Take down each entry exactly as written.

PROVIDED MATERIAL ▸
——————
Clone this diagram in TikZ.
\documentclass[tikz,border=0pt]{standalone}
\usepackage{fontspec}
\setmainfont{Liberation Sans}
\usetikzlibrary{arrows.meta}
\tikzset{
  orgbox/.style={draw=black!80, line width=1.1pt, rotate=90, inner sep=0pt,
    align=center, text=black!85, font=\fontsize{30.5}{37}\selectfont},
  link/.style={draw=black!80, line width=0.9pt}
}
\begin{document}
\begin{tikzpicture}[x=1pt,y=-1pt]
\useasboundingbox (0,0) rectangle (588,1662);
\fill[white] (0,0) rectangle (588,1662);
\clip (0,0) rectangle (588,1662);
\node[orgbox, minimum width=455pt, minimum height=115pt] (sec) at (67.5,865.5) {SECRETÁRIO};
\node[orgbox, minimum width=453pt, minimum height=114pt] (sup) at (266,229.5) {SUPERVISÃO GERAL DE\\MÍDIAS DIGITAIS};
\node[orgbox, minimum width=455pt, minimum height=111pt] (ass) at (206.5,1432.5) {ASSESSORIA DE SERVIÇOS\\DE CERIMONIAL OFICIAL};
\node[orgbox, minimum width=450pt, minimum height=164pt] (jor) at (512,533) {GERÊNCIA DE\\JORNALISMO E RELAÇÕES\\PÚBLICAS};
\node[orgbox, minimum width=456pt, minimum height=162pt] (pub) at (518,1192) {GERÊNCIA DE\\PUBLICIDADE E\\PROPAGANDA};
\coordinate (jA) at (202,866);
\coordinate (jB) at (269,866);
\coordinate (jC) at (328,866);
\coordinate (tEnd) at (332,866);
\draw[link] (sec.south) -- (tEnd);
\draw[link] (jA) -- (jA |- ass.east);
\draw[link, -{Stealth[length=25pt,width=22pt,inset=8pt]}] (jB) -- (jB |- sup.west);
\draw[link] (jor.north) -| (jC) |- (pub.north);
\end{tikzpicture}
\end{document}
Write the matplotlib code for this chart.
——————
ANSWER BELOW ▸
Clone this diagram in TikZ.
\documentclass[tikz,border=0pt]{standalone}
\usepackage{fontspec}
\setmainfont{Liberation Sans}
\usetikzlibrary{arrows.meta}
\tikzset{
  orgbox/.style={draw=black!80, line width=1.1pt, rotate=90, inner sep=0pt,
    align=center, text=black!85, font=\fontsize{30.5}{37}\selectfont},
  link/.style={draw=black!80, line width=0.9pt}
}
\begin{document}
\begin{tikzpicture}[x=1pt,y=-1pt]
\useasboundingbox (0,0) rectangle (588,1662);
\fill[white] (0,0) rectangle (588,1662);
\clip (0,0) rectangle (588,1662);
\node[orgbox, minimum width=455pt, minimum height=115pt] (sec) at (67.5,865.5) {SECRETÁRIO};
\node[orgbox, minimum width=453pt, minimum height=114pt] (sup) at (266,229.5) {SUPERVISÃO GERAL DE\\MÍDIAS DIGITAIS};
\node[orgbox, minimum width=455pt, minimum height=111pt] (ass) at (206.5,1432.5) {ASSESSORIA DE SERVIÇOS\\DE CERIMONIAL OFICIAL};
\node[orgbox, minimum width=450pt, minimum height=164pt] (jor) at (512,533) {GERÊNCIA DE\\JORNALISMO E RELAÇÕES\\PÚBLICAS};
\node[orgbox, minimum width=456pt, minimum height=162pt] (pub) at (518,1192) {GERÊNCIA DE\\PUBLICIDADE E\\PROPAGANDA};
\coordinate (jA) at (202,866);
\coordinate (jB) at (269,866);
\coordinate (jC) at (328,866);
\coordinate (tEnd) at (332,866);
\draw[link] (sec.south) -- (tEnd);
\draw[link] (jA) -- (jA |- ass.east);
\draw[link, -{Stealth[length=25pt,width=22pt,inset=8pt]}] (jB) -- (jB |- sup.west);
\draw[link] (jor.north) -| (jC) |- (pub.north);
\end{tikzpicture}
\end{document}
Write the matplotlib code for this chart.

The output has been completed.